Netflix earnings likely to be weighed by slower subscriber growth – Stock Market News

Raffi Boyadjian, XM Investment Research Desk

Streaming giant Netflix is due to announce its second quarter earnings later today after the market close on Wall Street – the first of the FAANG companies to report. As competition heats up in the sector, all eyes will be on how many new subscribers Netflix managed to attract in Q2 amid concerns about the outlook for subscriber growth in streaming services.

Company to report lower EPS in Q2

Netflix is expected to report earnings per share (EPS) of $0.57, slightly above its own forecasts of $0.55 but nevertheless a whopping 33.25% decrease from a year ago and a 25% decline from the prior quarter when it posted EPS of $0.76. The fall in EPS is likely to be blamed on weaker operating margins.

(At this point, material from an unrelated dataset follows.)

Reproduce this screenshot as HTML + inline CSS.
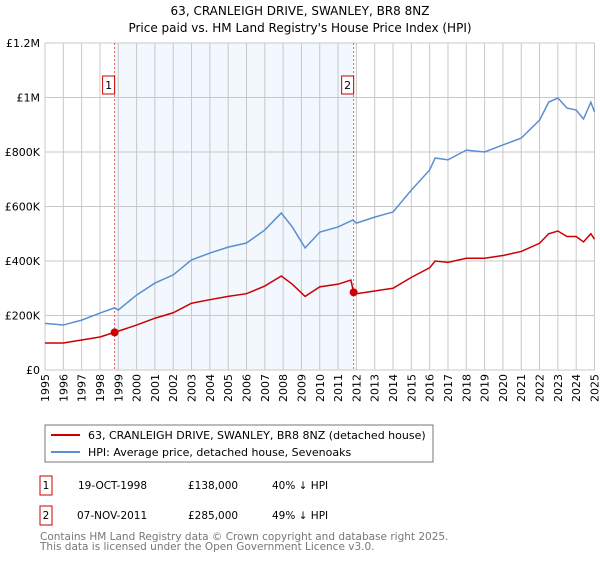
<!DOCTYPE html>
<html><head><meta charset="utf-8"><style>
body{margin:0;width:600px;height:560px;background:#fff;font-family:"Liberation Sans","DejaVu Sans",sans-serif;overflow:hidden}
svg text{font-family:"DejaVu Sans","Liberation Sans",sans-serif}
</style></head><body>
<svg width="600" height="560">
<text x="300" y="15" text-anchor="middle" font-size="12">63, CRANLEIGH DRIVE, SWANLEY, BR8 8NZ</text>
<text x="300" y="32" text-anchor="middle" font-size="12">Price paid vs. HM Land Registry's House Price Index (HPI)</text>
<g id="plot"></g>
<g>
<rect x="45" y="425" width="388" height="37" fill="#fff" stroke="#777"/>
<line x1="51" y1="435" x2="80" y2="435" stroke="#cc0000" stroke-width="2"/>
<text x="88" y="439" font-size="11">63, CRANLEIGH DRIVE, SWANLEY, BR8 8NZ (detached house)</text>
<line x1="51" y1="452" x2="80" y2="452" stroke="#5b8fd0" stroke-width="2"/>
<text x="88" y="456" font-size="11">HPI: Average price, detached house, Sevenoaks</text>
</g>
<g font-size="10.5">
<rect x="40" y="476" width="12" height="19" fill="none" stroke="#cc0000"/><text x="46" y="489" text-anchor="middle">1</text>
<text x="78" y="489">19-OCT-1998</text><text x="188" y="489">£138,000</text><text x="272" y="489">40% ↓ HPI</text>
<rect x="40" y="506" width="12" height="19" fill="none" stroke="#cc0000"/><text x="46" y="519" text-anchor="middle">2</text>
<text x="77" y="519">07-NOV-2011</text><text x="188" y="519">£285,000</text><text x="272" y="519">49% ↓ HPI</text>
</g>
<text x="40" y="540" font-size="10.5" fill="#777">Contains HM Land Registry data © Crown copyright and database right 2025.</text>
<text x="40" y="550" font-size="10.5" fill="#777">This data is licensed under the Open Government Licence v3.0.</text>
</svg>
<script>
const hpiYears=[1995,1996,1997,1998,1998.8,1999,2000,2001,2002,2003,2004,2005,2006,2007,2007.9,2008.5,2009.2,2010,2011,2011.8,2012,2013,2014,2015,2016,2016.3,2017,2018,2019,2020,2021,2022,2022.5,2023,2023.5,2024,2024.4,2024.8,2025];
const hpiValues=[171,165,183,209,228,220,275,319,349,404,429,451,466,514,576,525,448,506,525,550,539,561,580,660,734,778,771,807,800,826,851,917,983,998,961,954,921,983,947];
const priceYears=[1995,1996,1997,1998,1998.8,2000,2001,2002,2003,2004,2005,2006,2007,2007.9,2008.5,2009.2,2010,2011,2011.7,2011.85,2012,2013,2014,2015,2016,2016.3,2017,2018,2019,2020,2021,2022,2022.5,2023,2023.5,2024,2024.4,2024.8,2025];
const priceValues=[99,99,110,121,138,165,190,210,245,258,270,280,308,345,315,270,305,315,330,285,280,290,300,340,375,400,395,410,410,420,435,465,500,510,490,490,470,500,480];
const yTicks=[0,200,400,600,800,1000,1200];
const yTickLabels=["£0","£200K","£400K","£600K","£800K","£1M","£1.2M"];
const xTicks=[1995,1996,1997,1998,1999,2000,2001,2002,2003,2004,2005,2006,2007,2008,2009,2010,2011,2012,2013,2014,2015,2016,2017,2018,2019,2020,2021,2022,2023,2024,2025];
const sales=[{label:"1",year:1998.8,value:138},{label:"2",year:2011.85,value:285}];
const X0=45,X1=594.5,Y0=370,Y1=43;
const x=y=>X0+(y-1995)/30*(X1-X0);
const yv=v=>Y0-v/1200*(Y0-Y1);
const NS="http://www.w3.org/2000/svg";
const g=document.getElementById('plot');
function mk(t,a,p){const e=document.createElementNS(NS,t);for(const k in a)e.setAttribute(k,a[k]);(p||g).appendChild(e);return e;}
mk('rect',{x:x(sales[0].year),y:Y1,width:x(sales[1].year)-x(sales[0].year),height:Y0-Y1,fill:'#eef3fd',opacity:0.7});
xTicks.forEach(t=>{const l=mk('line',{x1:x(t),x2:x(t),y1:Y1,y2:Y0,stroke:'#c8c8c8','stroke-width':1});


const tx=mk('text',{x:0,y:0,'text-anchor':'end','font-size':11,transform:'translate('+(x(t)+4)+','+(Y0+4)+') rotate(-90)'});tx.textContent=t;

});
yTicks.forEach((t,i)=>{const l=mk('line',{x1:X0,x2:X1,y1:yv(t),y2:yv(t),stroke:'#c8c8c8','stroke-width':1});


const tx=mk('text',{x:X0-5,y:yv(t)+4,'text-anchor':'end','font-size':11});tx.textContent=yTickLabels[i];

});
sales.forEach(s=>{const l=mk('line',{x1:x(s.year),x2:x(s.year),y1:Y1,y2:Y0,stroke:'#e06060','stroke-dasharray':'2,2'});


const r=mk('rect',{x:x(s.year)-12,y:76,width:12,height:18,fill:'#fff',stroke:'#cc0000'});


const t=mk('text',{x:x(s.year)-6,y:89,'text-anchor':'middle','font-size':11});t.textContent=s.label;});
const hp=mk('polyline',{points:hpiYears.map((d,i)=>x(d)+','+yv(hpiValues[i])).join(' '),fill:'none',stroke:'#5b8fd0','stroke-width':1.5});


const pp=mk('polyline',{points:priceYears.map((d,i)=>x(d)+','+yv(priceValues[i])).join(' '),fill:'none',stroke:'#cc0000','stroke-width':1.5});


sales.forEach(s=>{const c=mk('circle',{cx:x(s.year),cy:yv(s.value),r:4,fill:'#cc0000'});

});
</script>
</body></html>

However, revenue growth is expected to be maintained according to Refinitiv, with analysts estimating the company to report revenue of $4.93 billion in Q2, up from $4.52 billion (9.1%) in Q1. Compared to the same period last year, revenue is estimated to be up 26.25%.

New subscribers expected to be sharply lower

More crucially perhaps for investors, Netflix expects to have added 5.0 million new subscribers during the quarter, of which only 0.3 million are forecast to have been from the domestic US market. This would represent a massive drop from the 9.6 and 1.74 million users added, respectively, in the first quarter. It should be noted, however, that the second and third quarters tend to be slower for new subscribers versus the first and fourth quarters due to seasonal factors.

Total subscribers, meanwhile, are forecast by the Company to grow from 148.9 million to 153.9 million in Q2, crossing the 150 million threshold and helping Netflix to cling to its crown as the world’s most popular streaming service.

Is Netflix in danger of losing number one spot?

However, its leadership is increasingly under threat from the likes of Amazon Prime, HBO, and Disney’s Hulu and upcoming Disney+ services. Aside from the stiffer competition, Netflix is facing other trouble as it could soon lose the rights to stream popular series such as Friends and The Office.

Still, the Company’s own original productions remain its biggest shows and investors are optimistic about the streaming provider’s earnings prospects. Hence, the stock has retained its mean recommendation of “Buy” and this is also reflected in the performance of the share price.

Shares have outperformed broader US market

Netflix shares are up almost 37% in the year-to-date, outperforming both the S&P 500 (19.8%) and the Nasdaq Composite (23.9%) of which it is a constituent of. Having beaten analyst estimates in each of the past five quarters, another solid set of earnings by Netflix could help the stock price rebound to the recent top around $382, which is the 78.6% Fibonacci retracement of the downleg from $423 to $231. A break above this strong resistance could then clear the way for the all-time high of $423.21 from June 2016.

But should the Company break its impressive earnings run and post disappointing figures, the immediate support at the 50-day moving average ($360) could be breached. This would then bring the stock within range of the 61.8% Fibonacci at $350 and the 200-day moving average at $338. Sharper losses in the share price are possible if a negative earnings surprise raises questions about the Company’s strategy, in particular, the recent hike in the monthly subscription price, which may have started to deter new users.